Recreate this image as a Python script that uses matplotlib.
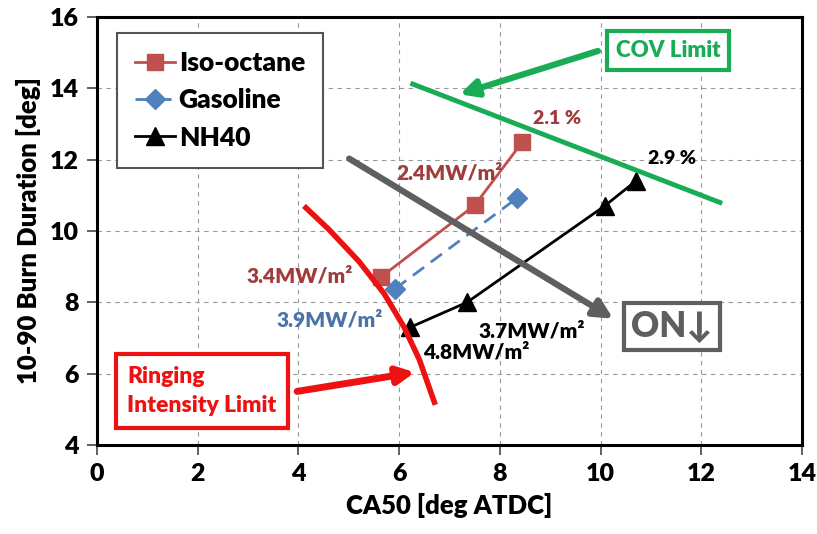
import numpy as np
import matplotlib

matplotlib.use("Agg")
import matplotlib.pyplot as plt  # noqa: E402

plt.rcParams["font.family"] = ["Lato", "DejaVu Sans"]
plt.rcParams["font.weight"] = "heavy"
plt.rcParams["axes.labelweight"] = "heavy"

# series
iso_x = [5.65, 7.5, 8.45]
iso_y = [8.72, 10.72, 12.5]
gas_x = [5.92, 8.34]
gas_y = [8.38, 10.92]
nh_x = [6.22, 7.35, 10.08, 10.7]
nh_y = [7.3, 8.0, 10.7, 11.4]

# annotation guide lines
cov_x = [6.27, 12.37]
cov_y = [14.12, 10.8]
ring_x = [4.15, 4.6, 5.2, 5.7, 6.1, 6.4, 6.7]
ring_y = [10.65, 10.05, 9.15, 8.25, 7.3, 6.4, 5.2]
on_x = [4.96, 10.3]
on_y = [12.07, 7.5]

iso_c = "#c0504d"
gas_c = "#4f81bd"
green = "#1aab55"
red = "#ee1111"
gray = "#5f5f5f"

fig = plt.figure(figsize=(8.17, 5.34), dpi=100)
ax = fig.add_axes([0.1187, 0.1667, 0.8629, 0.8015])

ax.plot(iso_x, iso_y, color=iso_c, lw=2, marker="s", ms=12, label="Iso-octane")
ax.plot(gas_x, gas_y, color=gas_c, lw=2, ls=(0, (5, 3)), marker="D", ms=10,
        label="Gasoline")
ax.plot(nh_x, nh_y, color="black", lw=2, marker="^", ms=13, label="NH40")

ax.plot(cov_x, cov_y, color=green, lw=3.5)
ax.plot(ring_x, ring_y, color=red, lw=4)
ax.annotate("", xy=(on_x[1], on_y[1]), xytext=(on_x[0], on_y[0]),
            arrowprops=dict(arrowstyle="-|>", color=gray, lw=4.5, mutation_scale=28))

ax.set_xlim(0, 14)
ax.set_ylim(4, 16)
ax.set_xticks(range(0, 15, 2))
ax.set_yticks(range(4, 17, 2))
ax.tick_params(labelsize=18, width=1.2, length=7, color="#444444", pad=6)
for lbl in ax.get_xticklabels() + ax.get_yticklabels():
    lbl.set_fontweight("heavy")
ax.grid(True, ls=(0, (4, 4)), color="#999999", lw=0.8)
for s in ax.spines.values():
    s.set_linewidth(2.2)
ax.set_xlabel("CA50 [deg ATDC]", fontsize=18.5, labelpad=6)
ax.set_ylabel("10-90 Burn Duration [deg]", fontsize=18.5, labelpad=6)

leg = ax.legend(loc="upper left", bbox_to_anchor=(0.028, 0.963), fontsize=19,
                borderaxespad=0, handlelength=1.5, handletextpad=0.15, borderpad=0.7,
                labelspacing=0.5, fancybox=False, framealpha=1, edgecolor="#555555")
leg.get_frame().set_linewidth(1.5)

# boxes
ax.text(11.34, 15.07, "COV Limit", color=green, fontsize=16, ha="center", va="center",
        bbox=dict(boxstyle="square,pad=0.4", fc="white", ec=green, lw=3))
ax.annotate("", xy=(7.15, 13.81), xytext=(10.0, 15.07),
            arrowprops=dict(arrowstyle="-|>", color=green, lw=4.5, mutation_scale=25))

ax.text(0.6, 5.51, "Ringing\nIntensity Limit", color=red, fontsize=16.5,
        ha="left", va="center", linespacing=1.5,
        bbox=dict(boxstyle="square,pad=0.5", fc="white", ec=red, lw=3))
ax.annotate("", xy=(6.37, 6.05), xytext=(3.92, 5.49),
            arrowprops=dict(arrowstyle="-|>", color=red, lw=5, mutation_scale=25))

ax.text(11.42, 7.31, "ON\u2193", color=gray, fontsize=25, ha="center", va="center",
        bbox=dict(boxstyle="square,pad=0.2", fc="white", ec=gray, lw=3))

# point labels
ax.text(8.66, 13.14, "2.1 %", color="#a03c3c", fontsize=14, va="center")
ax.text(10.94, 12.02, "2.9 %", color="black", fontsize=14, va="center")
ax.text(5.95, 11.45, "2.4MW/m\u00b2", color="#a03c3c", fontsize=15)
ax.text(2.97, 8.75, "3.4MW/m\u00b2", color="#a03c3c", fontsize=15, va="center")
ax.text(3.57, 7.5, "3.9MW/m\u00b2", color="#4a73a8", fontsize=15, va="center")
ax.text(7.57, 7.2, "3.7MW/m\u00b2", color="black", fontsize=15, va="center")
ax.text(6.47, 6.6, "4.8MW/m\u00b2", color="black", fontsize=15, va="center")

fig.savefig("out.png")
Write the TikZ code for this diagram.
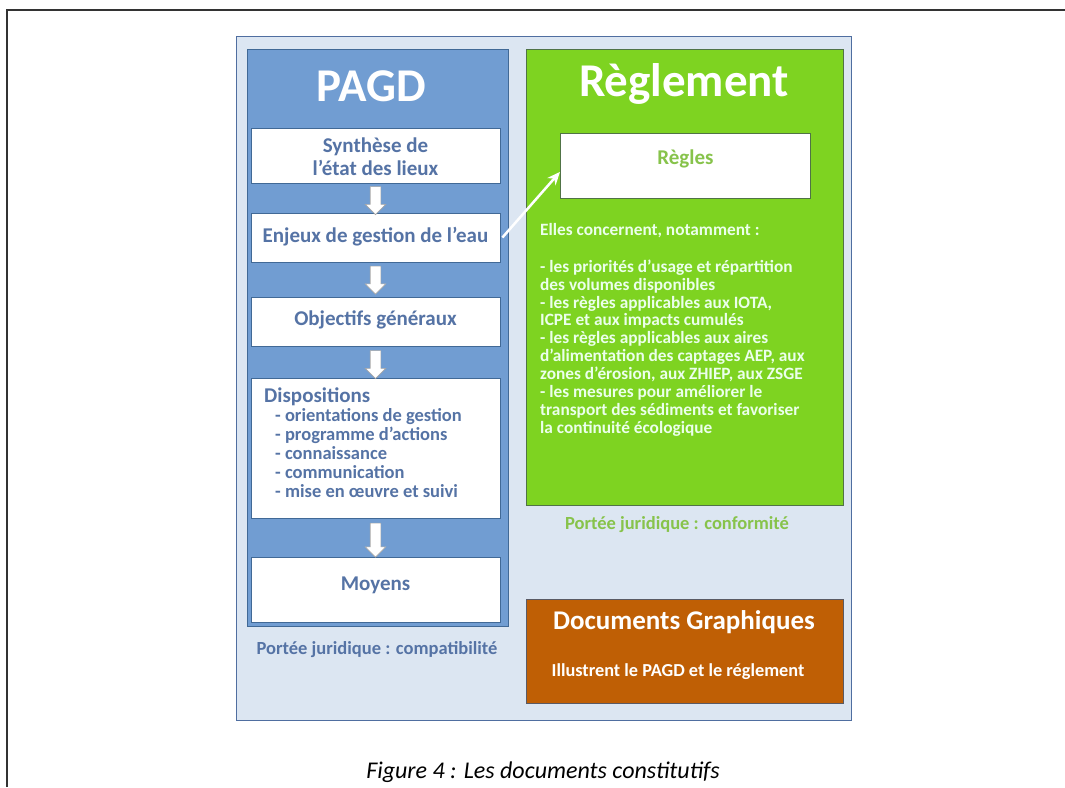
◆ ◆ ◆
> [What needs to be done]
Repeat the records above verbatim, with no pictures in the result.

> [Solution to this task]
Recreate this image as a Python script that uses matplotlib.
import numpy as np
import matplotlib

matplotlib.use("Agg")
import matplotlib.pyplot as plt  # noqa: E402

plt.rcParams["font.family"] = ["Lato", "DejaVu Sans"]
plt.rcParams["font.weight"] = "heavy"
plt.rcParams["axes.labelweight"] = "heavy"

# series
iso_x = [5.65, 7.5, 8.45]
iso_y = [8.72, 10.72, 12.5]
gas_x = [5.92, 8.34]
gas_y = [8.38, 10.92]
nh_x = [6.22, 7.35, 10.08, 10.7]
nh_y = [7.3, 8.0, 10.7, 11.4]

# annotation guide lines
cov_x = [6.27, 12.37]
cov_y = [14.12, 10.8]
ring_x = [4.15, 4.6, 5.2, 5.7, 6.1, 6.4, 6.7]
ring_y = [10.65, 10.05, 9.15, 8.25, 7.3, 6.4, 5.2]
on_x = [4.96, 10.3]
on_y = [12.07, 7.5]

iso_c = "#c0504d"
gas_c = "#4f81bd"
green = "#1aab55"
red = "#ee1111"
gray = "#5f5f5f"

fig = plt.figure(figsize=(8.17, 5.34), dpi=100)
ax = fig.add_axes([0.1187, 0.1667, 0.8629, 0.8015])

ax.plot(iso_x, iso_y, color=iso_c, lw=2, marker="s", ms=12, label="Iso-octane")
ax.plot(gas_x, gas_y, color=gas_c, lw=2, ls=(0, (5, 3)), marker="D", ms=10,
        label="Gasoline")
ax.plot(nh_x, nh_y, color="black", lw=2, marker="^", ms=13, label="NH40")

ax.plot(cov_x, cov_y, color=green, lw=3.5)
ax.plot(ring_x, ring_y, color=red, lw=4)
ax.annotate("", xy=(on_x[1], on_y[1]), xytext=(on_x[0], on_y[0]),
            arrowprops=dict(arrowstyle="-|>", color=gray, lw=4.5, mutation_scale=28))

ax.set_xlim(0, 14)
ax.set_ylim(4, 16)
ax.set_xticks(range(0, 15, 2))
ax.set_yticks(range(4, 17, 2))
ax.tick_params(labelsize=18, width=1.2, length=7, color="#444444", pad=6)
for lbl in ax.get_xticklabels() + ax.get_yticklabels():
    lbl.set_fontweight("heavy")
ax.grid(True, ls=(0, (4, 4)), color="#999999", lw=0.8)
for s in ax.spines.values():
    s.set_linewidth(2.2)
ax.set_xlabel("CA50 [deg ATDC]", fontsize=18.5, labelpad=6)
ax.set_ylabel("10-90 Burn Duration [deg]", fontsize=18.5, labelpad=6)

leg = ax.legend(loc="upper left", bbox_to_anchor=(0.028, 0.963), fontsize=19,
                borderaxespad=0, handlelength=1.5, handletextpad=0.15, borderpad=0.7,
                labelspacing=0.5, fancybox=False, framealpha=1, edgecolor="#555555")
leg.get_frame().set_linewidth(1.5)

# boxes
ax.text(11.34, 15.07, "COV Limit", color=green, fontsize=16, ha="center", va="center",
        bbox=dict(boxstyle="square,pad=0.4", fc="white", ec=green, lw=3))
ax.annotate("", xy=(7.15, 13.81), xytext=(10.0, 15.07),
            arrowprops=dict(arrowstyle="-|>", color=green, lw=4.5, mutation_scale=25))

ax.text(0.6, 5.51, "Ringing\nIntensity Limit", color=red, fontsize=16.5,
        ha="left", va="center", linespacing=1.5,
        bbox=dict(boxstyle="square,pad=0.5", fc="white", ec=red, lw=3))
ax.annotate("", xy=(6.37, 6.05), xytext=(3.92, 5.49),
            arrowprops=dict(arrowstyle="-|>", color=red, lw=5, mutation_scale=25))

ax.text(11.42, 7.31, "ON\u2193", color=gray, fontsize=25, ha="center", va="center",
        bbox=dict(boxstyle="square,pad=0.2", fc="white", ec=gray, lw=3))

# point labels
ax.text(8.66, 13.14, "2.1 %", color="#a03c3c", fontsize=14, va="center")
ax.text(10.94, 12.02, "2.9 %", color="black", fontsize=14, va="center")
ax.text(5.95, 11.45, "2.4MW/m\u00b2", color="#a03c3c", fontsize=15)
ax.text(2.97, 8.75, "3.4MW/m\u00b2", color="#a03c3c", fontsize=15, va="center")
ax.text(3.57, 7.5, "3.9MW/m\u00b2", color="#4a73a8", fontsize=15, va="center")
ax.text(7.57, 7.2, "3.7MW/m\u00b2", color="black", fontsize=15, va="center")
ax.text(6.47, 6.6, "4.8MW/m\u00b2", color="black", fontsize=15, va="center")

fig.savefig("out.png")
Write the TikZ code for this diagram.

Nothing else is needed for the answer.